Mesrian trat auch der Kritik des Erzbistums Köln entgegen, das Motiv des Mottowagens prangere Jesus als Sohn Gottes an. Kardinal Woelkis Verwaltungschef Frank Hüppelshäuser warf den Verantwortlichen des Rosenmontagszugs eine nicht zu rechtfertigende Grenzüberschreitung vor. „Der Vorwurf, hier werde Jesus selbst verunglimpft“, ist abwegig, hielt Mesrian dem entgegen und sprach von einem „durchsichtigen Manöver, um von der Schuld der Täter und dem kirchlichen Schutz für ihre Perversion der christlichen Botschaft abzulenken“. Es liege im Interesse der Kirche selbst, dies anzuerkennen und klar zu benennen. „Wir danken für diesen Mottowagen, der das entsetzliche Leid von Betroffenen sexualisierter Gewalt in der katholischen Kirche erneut ins öffentliche Bewusstsein rückt.“
Manche Kirchenvertreter finden Kölner Wagen gelungen
Der Münchner Priester Wolfgang Rothe, Mitglied im Betroffenenbeirat bei der Deutschen Bischofskonferenz, bezeichnete Motiv und Schriftzug des Mottowagens ebenfalls als gelungen: „Das konkrete Motiv legt den Finger trefflich in die Wunde. Es macht deutlich, dass es im Vorfeld von sexuellem Missbrauch sehr oft zu spirituellem Missbrauch kommt.“ Unter dem Deckmantel von Glauben und Frömmigkeit würden Menschen eingeschüchtert und in Abhängigkeit gebracht, sagte Rothe der KNA: „Das dadurch entstehende Vertrauen, das mit enormer Verletzlichkeit einhergeht, wurde ohne Scham und Skrupel ausgenutzt.“ Dieser Zusammenhang zwischen spirituellem und sexuellem Missbrauch werde in der Öffentlichkeit wenig thematisiert.

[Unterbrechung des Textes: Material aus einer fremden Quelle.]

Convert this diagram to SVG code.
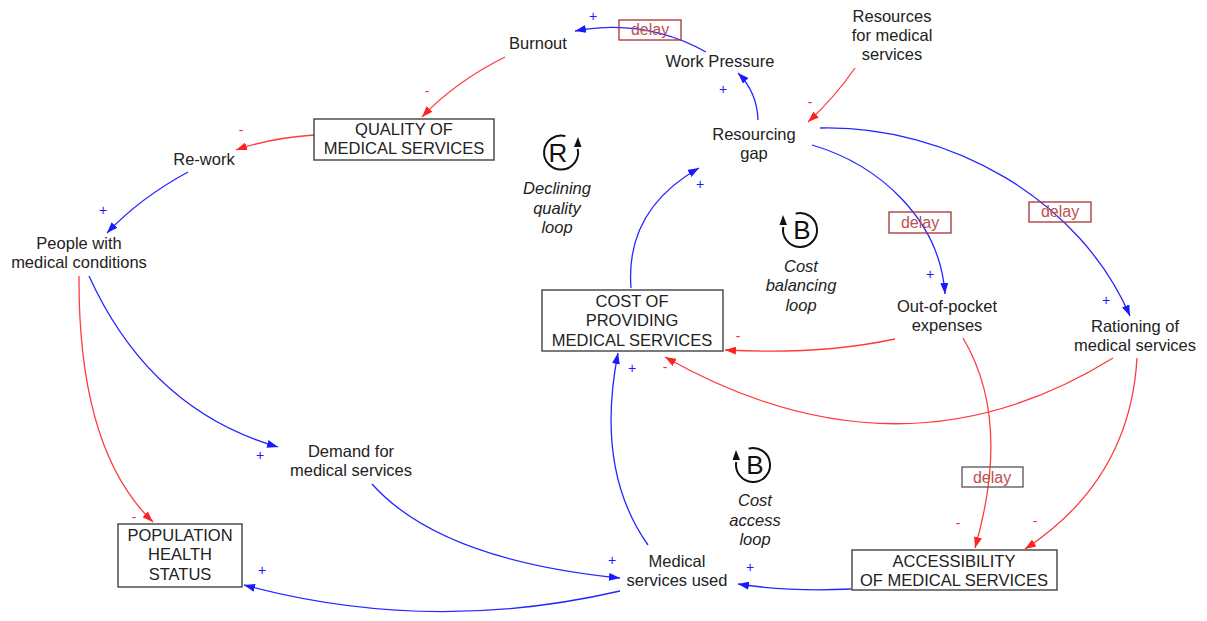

In den vergangenen Tagen hatten Vertreter aus Kirche und Politik den Wagen als Grenzüberschreitung kritisiert. Das Motiv prangere nicht einzelne Täter oder die Kirche an, sondern erwecke den Eindruck, dass Jesus selbst im Beichtstuhl sitze. Trotz anhaltender Kritik soll der Wagen aber im Kölner Rosenmontagszug mitfahren: „Wir sind auch gläubige Menschen. Wir wollen Jesus nicht verunglimpfen.“
Auch Zugleiter Marc Michelske verteidigte den Wagen. „Jesus liebt dich“ sei eine wunderschöne Botschaft. Leider seien die Worte aber von Missbrauchstätern ausgenutzt worden. Genau dies hätten ihm auch Missbrauchsbetroffene nach der Vorstellung des Wagenentwurfs bestätigt.